演技と歌も、今の段階では十分だったと思います。
コモドゥスの行為は許せないのだが、でも、惹かれるキャラだった。ただ良い人だけの
役よりはおいしい役だったと思う。
 
彩風さんは台詞回しが上手い。さすが、新公主演を3回こなしているだけあって、
立ち姿も堂々としている。あとはビジュアルがもう少し、良くなるといいかな。
 
この二人、背も高くて良い。衣装の色もダークなコモドゥスが白色で聡明な
オデュセウスが黒色というのも面白かった。
 
マルクス皇帝の帆風成海くんも良かった。

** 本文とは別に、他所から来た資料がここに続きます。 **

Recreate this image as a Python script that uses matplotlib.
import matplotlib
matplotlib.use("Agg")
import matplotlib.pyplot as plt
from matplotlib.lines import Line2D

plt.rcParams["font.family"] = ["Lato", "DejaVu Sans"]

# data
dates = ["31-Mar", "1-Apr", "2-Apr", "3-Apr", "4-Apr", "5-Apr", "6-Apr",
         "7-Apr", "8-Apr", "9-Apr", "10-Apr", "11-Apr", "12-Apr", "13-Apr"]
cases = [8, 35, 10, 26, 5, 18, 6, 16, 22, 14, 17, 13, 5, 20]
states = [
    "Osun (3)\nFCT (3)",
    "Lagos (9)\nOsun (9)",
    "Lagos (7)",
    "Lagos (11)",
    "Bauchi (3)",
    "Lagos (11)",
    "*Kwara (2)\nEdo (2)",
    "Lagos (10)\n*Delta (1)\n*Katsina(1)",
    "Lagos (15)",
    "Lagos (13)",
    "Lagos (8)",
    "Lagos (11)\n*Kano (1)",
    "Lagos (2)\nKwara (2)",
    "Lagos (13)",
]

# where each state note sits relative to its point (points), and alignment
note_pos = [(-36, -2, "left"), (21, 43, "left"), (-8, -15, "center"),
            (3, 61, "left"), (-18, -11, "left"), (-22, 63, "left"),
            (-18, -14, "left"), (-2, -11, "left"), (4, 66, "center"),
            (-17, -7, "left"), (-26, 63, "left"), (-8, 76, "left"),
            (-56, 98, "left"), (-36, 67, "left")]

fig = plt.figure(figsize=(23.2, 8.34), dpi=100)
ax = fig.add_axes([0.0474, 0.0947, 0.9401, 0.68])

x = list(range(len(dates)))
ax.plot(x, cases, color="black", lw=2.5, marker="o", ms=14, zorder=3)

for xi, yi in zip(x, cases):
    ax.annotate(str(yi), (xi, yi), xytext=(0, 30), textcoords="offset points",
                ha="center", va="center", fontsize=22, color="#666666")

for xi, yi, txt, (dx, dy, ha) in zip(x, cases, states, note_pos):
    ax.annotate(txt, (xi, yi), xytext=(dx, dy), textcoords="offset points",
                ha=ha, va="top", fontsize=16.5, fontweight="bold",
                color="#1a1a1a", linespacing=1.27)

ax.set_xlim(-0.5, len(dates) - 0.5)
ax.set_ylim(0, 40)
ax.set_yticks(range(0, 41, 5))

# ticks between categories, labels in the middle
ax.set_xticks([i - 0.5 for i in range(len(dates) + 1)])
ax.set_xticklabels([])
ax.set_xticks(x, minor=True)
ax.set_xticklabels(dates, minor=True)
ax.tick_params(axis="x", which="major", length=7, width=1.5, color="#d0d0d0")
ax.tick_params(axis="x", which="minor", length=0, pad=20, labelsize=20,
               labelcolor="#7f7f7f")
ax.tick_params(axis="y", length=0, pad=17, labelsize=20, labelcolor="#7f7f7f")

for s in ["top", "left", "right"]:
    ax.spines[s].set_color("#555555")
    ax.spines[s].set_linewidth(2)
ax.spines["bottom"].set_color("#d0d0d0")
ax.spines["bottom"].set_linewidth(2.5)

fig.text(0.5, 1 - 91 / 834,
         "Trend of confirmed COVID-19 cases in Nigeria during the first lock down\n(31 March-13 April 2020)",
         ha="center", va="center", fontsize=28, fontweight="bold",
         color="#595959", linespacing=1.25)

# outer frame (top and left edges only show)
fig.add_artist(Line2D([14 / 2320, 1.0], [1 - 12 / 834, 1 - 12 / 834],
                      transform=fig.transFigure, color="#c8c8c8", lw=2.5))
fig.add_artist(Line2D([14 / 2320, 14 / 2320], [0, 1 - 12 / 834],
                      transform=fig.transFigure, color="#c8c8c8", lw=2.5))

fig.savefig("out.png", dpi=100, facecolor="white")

本来、この役は上級生や専科さんが演じるのが
妥当だと思うのですが、ワークショップということで、演出の鈴木先生はあえて若手に
やらせたのかな? でも、その期待に帆風くんは応えていた。この帆風くんは最初の
印象が悪かったので(忘れ雪)、ずっと心に引っかかっている生徒さんだが、見る度に
好印象になっているので、今では応援の気持ちが大きくなっています。
 
他に「太陽の剣」のリーダーの煌羽レオくんもビジュアル良しと力強い台詞回しで
印象に残りました。あとは、コモドゥスの姉:ルッキラの透水さらささんも印象に
残るお姉さんでした。
 
幕間のプログラムで、作曲が吉田優子先生と見つけて、演出が鈴木圭で、そうか、
だから「灼熱の彼方~」と主題歌が連呼されていたのかと理解。
植田先生のやり方を相変わらず、踏襲しているんだな。
 
オープニングでは不安を覚えましたが、最終的には楽しめたので、良かったです。
彩凪翔くん、雪組の期待の男役さんです。彩風さんと切磋琢磨してレベルアップしていってほしいです。